▶ Your task
Filter the records below for the word "with". Copy each line that holds it.
________________________________________
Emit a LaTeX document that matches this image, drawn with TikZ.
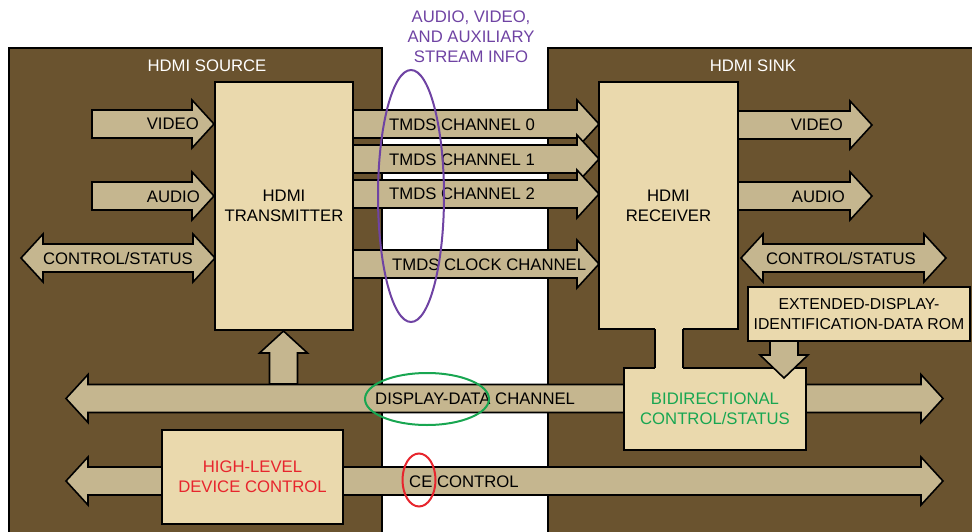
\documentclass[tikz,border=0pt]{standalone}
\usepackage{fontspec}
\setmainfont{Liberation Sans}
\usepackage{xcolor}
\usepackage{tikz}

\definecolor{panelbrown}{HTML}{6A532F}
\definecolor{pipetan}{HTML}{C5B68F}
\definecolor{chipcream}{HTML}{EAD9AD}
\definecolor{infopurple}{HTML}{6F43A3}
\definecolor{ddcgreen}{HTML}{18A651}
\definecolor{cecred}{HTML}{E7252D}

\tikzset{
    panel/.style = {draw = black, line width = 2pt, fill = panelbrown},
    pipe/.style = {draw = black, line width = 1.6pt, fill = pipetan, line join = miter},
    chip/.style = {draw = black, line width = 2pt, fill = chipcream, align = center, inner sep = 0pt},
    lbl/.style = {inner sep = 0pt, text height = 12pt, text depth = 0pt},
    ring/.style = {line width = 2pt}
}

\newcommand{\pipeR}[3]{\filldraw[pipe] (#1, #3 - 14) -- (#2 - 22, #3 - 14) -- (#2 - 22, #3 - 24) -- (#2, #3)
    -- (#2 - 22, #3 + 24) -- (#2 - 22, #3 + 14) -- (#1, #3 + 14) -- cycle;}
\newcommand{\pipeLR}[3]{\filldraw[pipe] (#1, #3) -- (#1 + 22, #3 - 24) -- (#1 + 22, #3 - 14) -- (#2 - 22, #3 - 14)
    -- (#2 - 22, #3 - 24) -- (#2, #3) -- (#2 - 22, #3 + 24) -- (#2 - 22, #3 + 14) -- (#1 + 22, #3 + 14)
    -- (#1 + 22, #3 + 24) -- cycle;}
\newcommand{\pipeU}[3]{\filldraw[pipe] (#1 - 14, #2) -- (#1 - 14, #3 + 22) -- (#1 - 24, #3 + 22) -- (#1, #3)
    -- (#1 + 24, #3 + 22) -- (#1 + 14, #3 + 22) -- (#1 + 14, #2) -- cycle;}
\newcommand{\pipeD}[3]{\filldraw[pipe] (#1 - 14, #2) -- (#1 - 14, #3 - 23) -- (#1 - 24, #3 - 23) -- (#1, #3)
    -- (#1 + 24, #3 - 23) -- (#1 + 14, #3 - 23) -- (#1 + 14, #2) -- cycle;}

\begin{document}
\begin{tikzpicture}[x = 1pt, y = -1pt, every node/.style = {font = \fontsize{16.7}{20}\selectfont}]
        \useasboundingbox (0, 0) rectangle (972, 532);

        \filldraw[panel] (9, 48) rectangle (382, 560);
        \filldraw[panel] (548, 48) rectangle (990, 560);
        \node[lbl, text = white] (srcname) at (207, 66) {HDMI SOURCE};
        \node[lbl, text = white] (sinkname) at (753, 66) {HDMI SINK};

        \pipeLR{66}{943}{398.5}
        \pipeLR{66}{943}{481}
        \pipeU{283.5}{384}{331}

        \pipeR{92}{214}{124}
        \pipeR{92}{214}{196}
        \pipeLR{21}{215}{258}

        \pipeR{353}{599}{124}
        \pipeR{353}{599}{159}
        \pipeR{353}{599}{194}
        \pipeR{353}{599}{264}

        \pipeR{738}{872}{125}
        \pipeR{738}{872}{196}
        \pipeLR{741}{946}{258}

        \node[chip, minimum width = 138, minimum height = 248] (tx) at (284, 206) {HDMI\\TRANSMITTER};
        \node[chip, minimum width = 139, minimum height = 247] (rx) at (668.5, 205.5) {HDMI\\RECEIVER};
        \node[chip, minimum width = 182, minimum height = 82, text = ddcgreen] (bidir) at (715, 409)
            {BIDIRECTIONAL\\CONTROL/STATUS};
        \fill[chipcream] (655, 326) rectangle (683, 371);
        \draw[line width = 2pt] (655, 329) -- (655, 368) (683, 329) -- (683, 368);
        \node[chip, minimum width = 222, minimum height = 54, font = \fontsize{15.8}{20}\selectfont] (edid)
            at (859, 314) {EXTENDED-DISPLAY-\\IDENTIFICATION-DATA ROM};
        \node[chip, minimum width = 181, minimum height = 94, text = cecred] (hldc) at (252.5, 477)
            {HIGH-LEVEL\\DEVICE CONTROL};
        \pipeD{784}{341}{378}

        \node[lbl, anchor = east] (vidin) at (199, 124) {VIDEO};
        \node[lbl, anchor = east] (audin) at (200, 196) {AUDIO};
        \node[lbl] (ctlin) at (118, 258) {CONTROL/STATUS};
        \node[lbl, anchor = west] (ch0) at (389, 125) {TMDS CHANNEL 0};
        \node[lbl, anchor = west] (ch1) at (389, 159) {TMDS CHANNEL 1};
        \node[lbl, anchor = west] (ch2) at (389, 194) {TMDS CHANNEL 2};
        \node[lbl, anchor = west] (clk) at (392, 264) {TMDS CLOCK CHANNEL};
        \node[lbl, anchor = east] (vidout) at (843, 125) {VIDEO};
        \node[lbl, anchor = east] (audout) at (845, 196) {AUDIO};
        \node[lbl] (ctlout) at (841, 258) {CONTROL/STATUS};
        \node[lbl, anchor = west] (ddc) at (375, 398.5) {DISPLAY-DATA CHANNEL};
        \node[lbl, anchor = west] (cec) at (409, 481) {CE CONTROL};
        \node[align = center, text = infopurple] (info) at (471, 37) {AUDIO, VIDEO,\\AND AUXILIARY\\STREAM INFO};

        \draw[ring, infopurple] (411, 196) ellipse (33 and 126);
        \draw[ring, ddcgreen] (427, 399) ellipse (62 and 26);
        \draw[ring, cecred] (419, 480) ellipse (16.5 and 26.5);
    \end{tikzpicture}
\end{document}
________________________________________
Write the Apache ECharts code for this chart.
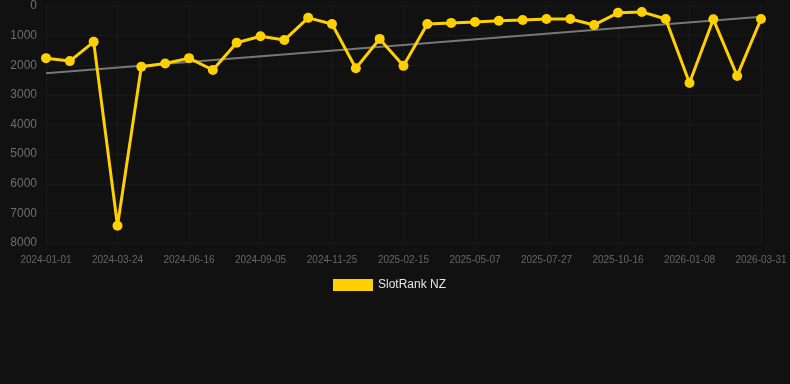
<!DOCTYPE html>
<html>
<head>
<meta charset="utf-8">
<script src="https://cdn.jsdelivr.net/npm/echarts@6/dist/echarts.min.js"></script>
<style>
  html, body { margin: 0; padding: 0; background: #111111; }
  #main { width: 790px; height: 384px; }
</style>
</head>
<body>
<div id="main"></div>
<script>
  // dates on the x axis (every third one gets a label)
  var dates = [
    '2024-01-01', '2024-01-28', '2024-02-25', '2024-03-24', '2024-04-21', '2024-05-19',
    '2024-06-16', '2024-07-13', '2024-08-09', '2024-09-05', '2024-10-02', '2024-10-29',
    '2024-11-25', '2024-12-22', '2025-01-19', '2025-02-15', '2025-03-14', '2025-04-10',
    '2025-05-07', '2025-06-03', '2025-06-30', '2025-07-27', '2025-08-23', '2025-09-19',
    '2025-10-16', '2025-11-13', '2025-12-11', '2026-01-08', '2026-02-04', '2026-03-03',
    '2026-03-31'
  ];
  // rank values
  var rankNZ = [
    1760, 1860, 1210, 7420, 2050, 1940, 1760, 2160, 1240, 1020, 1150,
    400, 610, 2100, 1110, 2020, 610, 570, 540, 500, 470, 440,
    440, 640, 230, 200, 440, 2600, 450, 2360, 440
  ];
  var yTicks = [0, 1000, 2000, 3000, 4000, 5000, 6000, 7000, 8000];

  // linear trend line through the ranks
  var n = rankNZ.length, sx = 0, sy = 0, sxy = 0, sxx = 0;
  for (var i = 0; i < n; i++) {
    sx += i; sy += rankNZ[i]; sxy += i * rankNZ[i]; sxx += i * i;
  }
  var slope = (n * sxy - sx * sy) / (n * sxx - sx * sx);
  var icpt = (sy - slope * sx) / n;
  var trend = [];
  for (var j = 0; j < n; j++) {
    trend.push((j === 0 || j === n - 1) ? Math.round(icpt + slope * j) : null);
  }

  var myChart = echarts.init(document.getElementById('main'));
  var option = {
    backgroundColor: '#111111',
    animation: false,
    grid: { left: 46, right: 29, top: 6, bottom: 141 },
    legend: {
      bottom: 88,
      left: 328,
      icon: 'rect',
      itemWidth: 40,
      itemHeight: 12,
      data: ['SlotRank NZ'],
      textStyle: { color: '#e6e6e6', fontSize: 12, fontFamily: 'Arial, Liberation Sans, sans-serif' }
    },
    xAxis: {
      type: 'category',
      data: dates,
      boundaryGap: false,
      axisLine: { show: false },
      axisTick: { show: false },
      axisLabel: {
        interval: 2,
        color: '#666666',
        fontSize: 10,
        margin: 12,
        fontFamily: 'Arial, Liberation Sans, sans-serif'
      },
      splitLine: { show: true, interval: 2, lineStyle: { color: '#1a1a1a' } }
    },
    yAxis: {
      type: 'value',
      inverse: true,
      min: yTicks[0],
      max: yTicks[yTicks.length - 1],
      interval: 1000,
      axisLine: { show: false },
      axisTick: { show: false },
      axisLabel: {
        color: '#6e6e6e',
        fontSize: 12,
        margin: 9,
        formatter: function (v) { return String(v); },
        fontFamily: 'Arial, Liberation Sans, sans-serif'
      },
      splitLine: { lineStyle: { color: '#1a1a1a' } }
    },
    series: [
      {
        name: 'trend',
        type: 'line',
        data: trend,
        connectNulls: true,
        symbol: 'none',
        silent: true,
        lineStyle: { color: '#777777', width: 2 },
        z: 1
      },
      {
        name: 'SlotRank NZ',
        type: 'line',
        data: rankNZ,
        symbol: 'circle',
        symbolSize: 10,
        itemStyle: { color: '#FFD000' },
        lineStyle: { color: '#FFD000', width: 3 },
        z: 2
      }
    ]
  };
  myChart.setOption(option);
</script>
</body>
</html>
________________________________________
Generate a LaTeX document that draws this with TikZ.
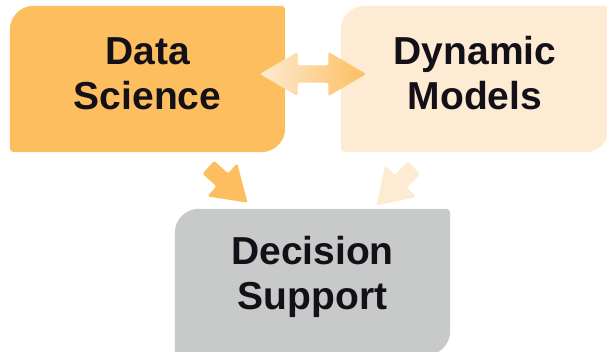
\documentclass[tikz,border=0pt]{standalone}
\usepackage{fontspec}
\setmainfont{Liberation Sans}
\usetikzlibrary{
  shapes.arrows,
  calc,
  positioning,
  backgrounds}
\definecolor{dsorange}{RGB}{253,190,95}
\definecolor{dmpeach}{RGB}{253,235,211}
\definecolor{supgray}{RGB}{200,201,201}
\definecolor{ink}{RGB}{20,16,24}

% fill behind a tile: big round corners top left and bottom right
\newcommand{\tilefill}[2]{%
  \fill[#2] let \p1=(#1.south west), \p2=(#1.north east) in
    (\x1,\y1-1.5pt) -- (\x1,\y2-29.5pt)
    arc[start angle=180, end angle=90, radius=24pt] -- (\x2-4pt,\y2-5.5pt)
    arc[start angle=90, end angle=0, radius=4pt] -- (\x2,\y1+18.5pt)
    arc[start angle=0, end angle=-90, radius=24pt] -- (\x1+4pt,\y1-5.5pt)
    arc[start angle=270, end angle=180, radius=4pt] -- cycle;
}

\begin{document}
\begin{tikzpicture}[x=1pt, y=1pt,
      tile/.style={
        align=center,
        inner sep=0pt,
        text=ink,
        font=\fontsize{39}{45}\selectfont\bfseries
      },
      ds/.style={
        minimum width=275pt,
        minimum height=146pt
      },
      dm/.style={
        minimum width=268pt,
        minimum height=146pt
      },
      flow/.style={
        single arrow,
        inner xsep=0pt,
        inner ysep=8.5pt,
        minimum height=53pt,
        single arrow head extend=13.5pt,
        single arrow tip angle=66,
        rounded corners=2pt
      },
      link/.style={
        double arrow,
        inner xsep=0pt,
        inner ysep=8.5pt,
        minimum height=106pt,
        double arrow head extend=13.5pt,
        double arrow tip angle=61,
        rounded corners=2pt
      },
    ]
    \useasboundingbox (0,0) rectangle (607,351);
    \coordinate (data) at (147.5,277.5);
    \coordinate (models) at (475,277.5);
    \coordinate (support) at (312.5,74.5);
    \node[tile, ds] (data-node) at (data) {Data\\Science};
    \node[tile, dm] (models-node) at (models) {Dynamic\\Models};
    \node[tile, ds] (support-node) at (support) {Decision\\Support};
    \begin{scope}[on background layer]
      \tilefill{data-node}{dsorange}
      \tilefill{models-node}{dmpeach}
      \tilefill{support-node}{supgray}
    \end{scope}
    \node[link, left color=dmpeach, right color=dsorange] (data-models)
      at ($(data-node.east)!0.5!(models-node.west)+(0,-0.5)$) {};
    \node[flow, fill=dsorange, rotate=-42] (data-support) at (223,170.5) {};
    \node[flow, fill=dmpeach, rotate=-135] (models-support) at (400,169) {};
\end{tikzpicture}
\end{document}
________________________________________
▶ Response for this exercise
Emit a LaTeX document that matches this image, drawn with TikZ.
Generate a LaTeX document that draws this with TikZ.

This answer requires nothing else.